Method for manufacturing semiconductor device utilizing selective

Abstract

Disclosed is a method for manufacturing a semiconductor device. In this method an oxidation-resistive insulating film is formed on a silicon body of a one conductivity type. A first impurity region of the opposite conductivity type is selectively formed in said semiconductor body before or after said insulating film is formed. Part of said insulating film which corresponds to part of said first impurity region is etched and exposed portions of said silicon body are etched by isotropic etching to a predetermined depth, using said oxidation-resistive insulating film as a mask. An impurity of the opposite conductivity type is doped into said first impurity region, using said insulating film as a mask, so that a second impurity region of the opposite conductivity type whose concentration is higher than a concentration of said first impurity region is formed in said first impurity region and said silicon body.
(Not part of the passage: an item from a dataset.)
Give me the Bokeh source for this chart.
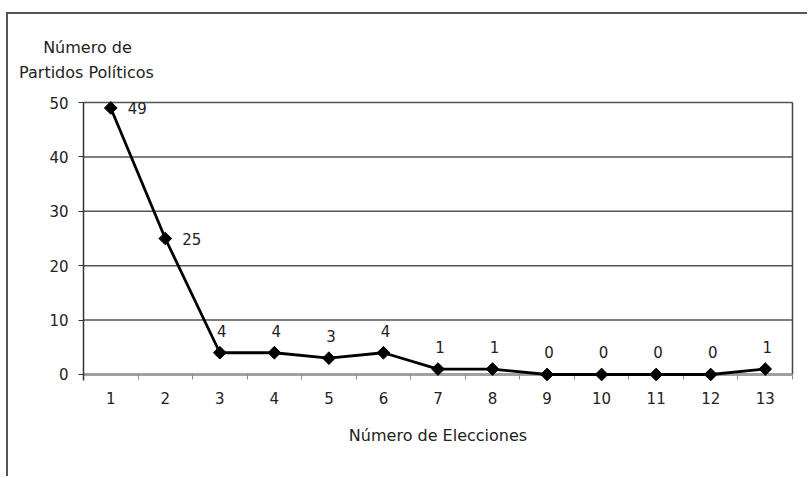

Thermal oxidation is performed using said insulating film as a mask, so that a continuous oxide film is formed to cover exposed portions of said first impurity region, said second impurity region and said semiconductor body. And a third impurity region of the one conductivity type is formed in said first impurity region which is exposed, after part of said insulating film on said first impurity region is etched. The method of this invention is advantageous for manufacture of a bipolar integrated circuit of high switching operation, high integration density and high reliability.